In the first place, there is no practical reason for the government to incentivize marriage. Although politicians and philosophers since before the Roman era have extolled the virtues of marriage, few of their reasons bear relevance in the modern age. Marriage by mandate of God or gods cannot be universally applied as a basis for public policy in a multi-religious society with a sizeable non-religious minority. Marriage as a stable environment for procreation is ill-suited to a world so overpopulated that our species might exhaust the natural resources requisite to its survival in mere generations.

In the second place, the marital incentives the government employs, if any, should not be economic. The modern association of money with marriage cheapens and defiles the institution to a level of baseness not seen since the Middle Ages, when nobility treated the marriage contract as little more than a vehicle for land consolidation and the sale of unwanted daughters. People should feel compelled to marry because of their love for one another – not the love of money. Furthermore, they should not marry to legitimize their unplanned children, or to populate the already crowded planet, or to please their parents, or even to obey God. These motivations, while each is valid for some, should never be anyone’s primary reason to seek out holy matrimony. People who desire marriage should do so only because they have recognized in their innermost selves that they and their partners belong together, and are able and willing to share themselves – in their entirety and under all circumstances – for the rest of their lives. That is marriage. It is its own burden and its own reward, and ought to require neither financial benefits to promote it, nor licenses to legitimize it.

As the title of the column suggests, Cultural Recidivism’s purpose is to solve modern problems by delving so deeply into anthropological history that it arrives at phases of human culture wherein the aforementioned problems did not exist, and then apply the reasons for the problems’ non-existence at that level of cultural regression to solve them in modern times. The vast majority of ancient peoples had no concept of state sanctioned marriage—which, considering that many of them also had no concept of states, is not surprising. Even so, I cannot help but think that an informal system of marriage, as practiced by our remote ancestors, is what our country needs moving forward.
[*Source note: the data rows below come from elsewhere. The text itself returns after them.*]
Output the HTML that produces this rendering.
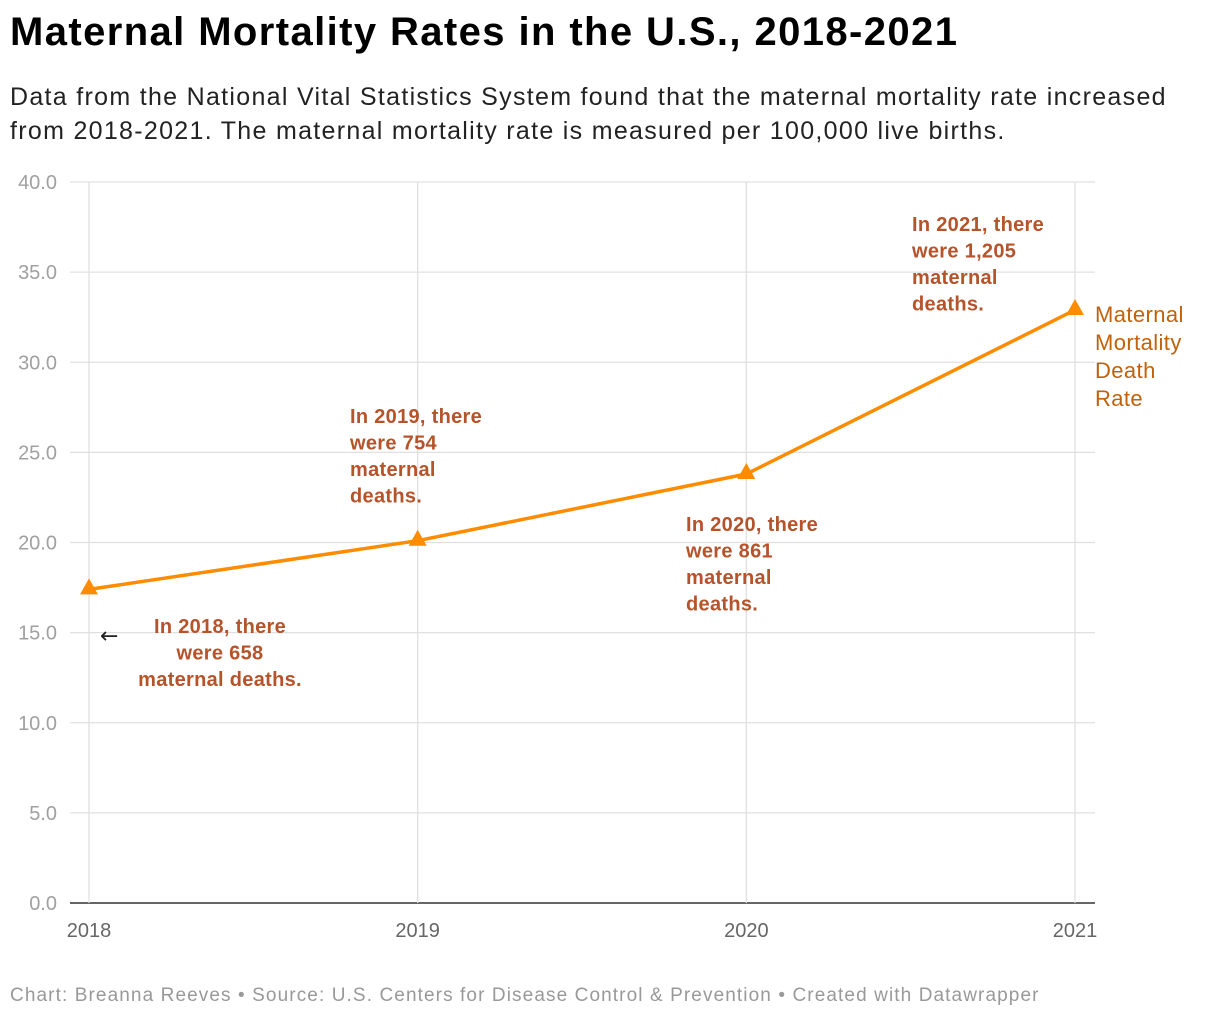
<!DOCTYPE html>
<html><head><meta charset="utf-8">
<style>
body{margin:0;background:#fff;font-family:"Liberation Sans",sans-serif;width:1220px;height:1020px;overflow:hidden;position:relative}
h1{position:absolute;left:10px;top:10px;margin:0;font-size:40px;font-weight:bold;color:#000;letter-spacing:1.4px;white-space:nowrap}
.sub{position:absolute;left:10px;top:80px;font-size:25px;line-height:34px;color:#222;width:1200px;letter-spacing:1.3px;white-space:nowrap}
.foot{position:absolute;left:10px;top:985px;font-size:19px;color:#999;letter-spacing:1.1px;white-space:nowrap}
svg{position:absolute;left:0;top:0}
</style></head><body>
<h1>Maternal Mortality Rates in the U.S., 2018-2021</h1>
<div class="sub">Data from the National Vital Statistics System found that the maternal mortality rate increased<br>from 2018-2021. The maternal mortality rate is measured per 100,000 live births.</div>
<svg id="chart" width="1220" height="1020"></svg>
<div class="foot">Chart: Breanna Reeves • Source: U.S. Centers for Disease Control &amp; Prevention • Created with Datawrapper</div>
<script>
const years = ["2018","2019","2020","2021"];
const rates = [17.4, 20.1, 23.8, 32.9];
const yTicks = [0,5,10,15,20,25,30,35,40];
const annotations = ["In 2018, there|were 658|maternal deaths.","In 2019, there|were 754|maternal|deaths.","In 2020, there|were 861|maternal|deaths.","In 2021, there|were 1,205|maternal|deaths."];

const NS="http://www.w3.org/2000/svg";
const svg=document.getElementById('chart');
const x=i=>89+i*(1075-89)/(years.length-1);
const y=v=>903-v*(903-182)/40;
function mk(t,a,p){const e=document.createElementNS(NS,t);for(const k in a)e.setAttribute(k,a[k]);(p||svg).appendChild(e);return e;}

yTicks.forEach(v=>{
  const g=mk('line',{x1:70,x2:1095,y1:y(v),y2:y(v),stroke:v===0?'#333':'#e0e0e0','stroke-width':v===0?1.5:1.3});
  
  
  const t=mk('text',{x:57,y:y(v)+7,'text-anchor':'end','font-size':20,fill:'#a0a0a0','font-family':'Liberation Sans'});
  t.textContent=v.toFixed(1);
  
  
});
years.forEach((yr,i)=>{
  const g=mk('line',{x1:x(i),x2:x(i),y1:182,y2:903,stroke:'#e0e0e0','stroke-width':1.3});
  
  
  const t=mk('text',{x:x(i),y:937,'text-anchor':'middle','font-size':20,fill:'#666','font-family':'Liberation Sans'});
  t.textContent=yr;
  
  
});
const line=mk('polyline',{points:rates.map((v,i)=>x(i)+','+y(v)).join(' '),fill:'none',stroke:'#ff8c00','stroke-width':3.5,'stroke-linejoin':'round'});


rates.forEach((v,i)=>{
  const cx=x(i),cy=y(v)-2;
  const m=mk('polygon',{points:`${cx-9},${cy+7} ${cx+9},${cy+7} ${cx},${cy-9}`,fill:'#ff8c00'});
  
  
});
const lbl=mk('text',{x:1095,y:322,'font-size':22,fill:'#c0620a','font-family':'Liberation Sans','letter-spacing':0.4});


["Maternal","Mortality","Death","Rate"].forEach((s,i)=>{const ts=mk('tspan',{x:1095,dy:i?28:0},lbl);ts.textContent=s;});

const annPos=[[220,633,'middle'],[350,423,'start'],[686,531,'start'],[912,231,'start']];
annotations.forEach((a,i)=>{
  const [ax,ay,anc]=annPos[i];
  const t=mk('text',{x:ax,y:ay,'text-anchor':anc,'font-size':20,'font-weight':'bold',fill:'#b5532a','font-family':'Liberation Sans','letter-spacing':0.3});
  
  
  a.split('|').forEach((s,j)=>{const ts=mk('tspan',{x:ax,dy:j?26.5:0},t);ts.textContent=s;});
});
const arr=mk('text',{x:100,y:643,'font-size':22,fill:'#222','font-family':'DejaVu Sans'});
arr.textContent='←';


</script>
</body></html>
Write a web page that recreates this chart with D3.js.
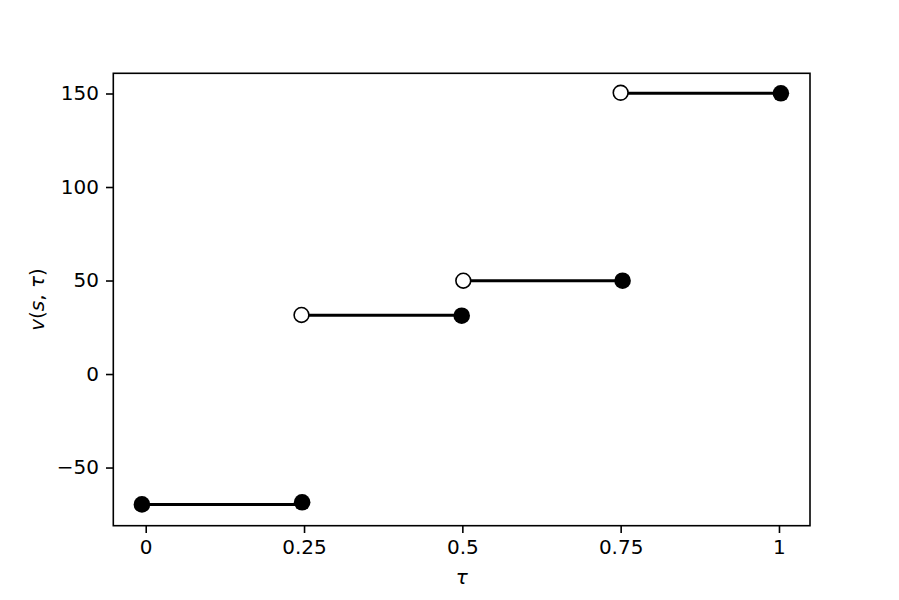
<!DOCTYPE html>
<html lang="en">
<head>
<meta charset="utf-8">
<title>v(s, tau) step chart</title>
<script src="https://d3js.org/d3.v7.min.js"></script>
<style>
  body { margin: 0; background: #fff; }
  svg text { font-family: "DejaVu Sans", sans-serif; fill: #000; }
</style>
</head>
<body>
<svg id="chart"></svg>
<script>
// data
var lineStart = [-0.006, 0.246, 0.5015, 0.750];   // tau where each piece begins
var lineEnd   = [0.247, 0.499, 0.753, 1.003];      // tau where each piece ends
var lineValue = [-69.7, 31.4, 49.9, 150.1];        // v along each piece
var startValue = [-69.7, 31.6, 49.9, 150.4];       // v at the start marker
var startOpen  = [false, true, true, true];        // open circle = excluded endpoint
var endValue   = [-68.6, 31.2, 49.9, 150.1];       // v at the closing marker
var xTicks = [0, 0.25, 0.5, 0.75, 1];
var xTickLabels = ['0', '0.25', '0.5', '0.75', '1'];
var yTicks = [-50, 0, 50, 100, 150];

var W = 899, H = 600;
var m = {top: 73.3, right: 89, bottom: 74.3, left: 113.3};
var iw = W - m.left - m.right, ih = H - m.top - m.bottom;

var svg = d3.select('#chart').attr('width', W).attr('height', H);

var x = d3.scaleLinear().domain([-0.0512, 1.049]).range([0, iw]);
var y = d3.scaleLinear().domain([-81.1, 160.8]).range([ih, 0]);

var g = svg.append('g').attr('transform', 'translate(' + m.left + ',' + m.top + ')');

// axes (matplotlib style)
var xAxis = d3.axisBottom(x).tickValues(xTicks).tickFormat((d, i) => xTickLabels[i])
  .tickSize(7.3).tickPadding(7);
var yAxis = d3.axisLeft(y).tickValues(yTicks).tickFormat(d => d < 0 ? '\u2212' + Math.abs(d) : d)
  .tickSize(7.3).tickPadding(7);

var gx = g.append('g').attr('transform', 'translate(0,' + ih + ')').call(xAxis);
var gy = g.append('g').call(yAxis);
[gx, gy].forEach(a => {
  a.select('.domain').remove();
  a.selectAll('line').attr('stroke', '#000').attr('stroke-width', 1.6);
  a.selectAll('text').attr('font-size', 20).attr('font-family', 'DejaVu Sans').attr('fill', '#000');
});

// frame
g.append('rect').attr('x', 0).attr('y', 0).attr('width', iw).attr('height', ih)
  .attr('fill', 'none').attr('stroke', '#000').attr('stroke-width', 1.6);

// pieces
var pieces = lineStart.map((s, i) => ({
  x0: s, x1: lineEnd[i], v: lineValue[i], sv: startValue[i], open: startOpen[i], ev: endValue[i]
}));

g.selectAll('.seg').data(pieces).enter().append('line').attr('class', 'seg')
  .attr('x1', d => x(d.x0)).attr('x2', d => x(d.x1))
  .attr('y1', d => y(d.v)).attr('y2', d => y(d.v))
  .attr('stroke', '#000').attr('stroke-width', 3);

g.selectAll('.start').data(pieces).enter().append('circle').attr('class', 'start')
  .attr('cx', d => x(d.x0)).attr('cy', d => y(d.sv))
  .attr('r', d => d.open ? 7.4 : 8.3)
  .attr('fill', d => d.open ? '#fff' : '#000')
  .attr('stroke', '#000').attr('stroke-width', d => d.open ? 1.6 : 0);

g.selectAll('.end').data(pieces).enter().append('circle').attr('class', 'end')
  .attr('cx', d => x(d.x1)).attr('cy', d => y(d.ev))
  .attr('r', 8.3).attr('fill', '#000');

// axis labels
svg.append('text').attr('x', m.left + iw / 2).attr('y', 584)
  .attr('text-anchor', 'middle').attr('font-size', 20).attr('font-style', 'italic').text('\u03c4');

var yl = svg.append('text').attr('transform', 'translate(44,' + (m.top + ih / 2) + ') rotate(-90)')
  .attr('text-anchor', 'middle').attr('font-size', 20);
yl.append('tspan').attr('font-style', 'italic').text('v');
yl.append('tspan').text('(');
yl.append('tspan').attr('font-style', 'italic').text('s');
yl.append('tspan').text(', ');
yl.append('tspan').attr('font-style', 'italic').text('\u03c4');
yl.append('tspan').text(')');
</script>
</body>
</html>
If legal adults of sound mind want to call themselves man and wife, man and man, wife and wife, wife and wife and man, or man and man and wife, secure in the knowledge that they love one another, then that should be enough to constitute a marital union. If they want to further sanctify that union with a ceremony, or if they would rather not, then in either case society should allow them to proceed as they so choose. And if, per misadventure, one or both of the partners decides that the union has been made in error, then the volition of that partner should be sufficient to affect a divorce. With the adoption of this system, the United States would be, if not a better place, at least a freer one.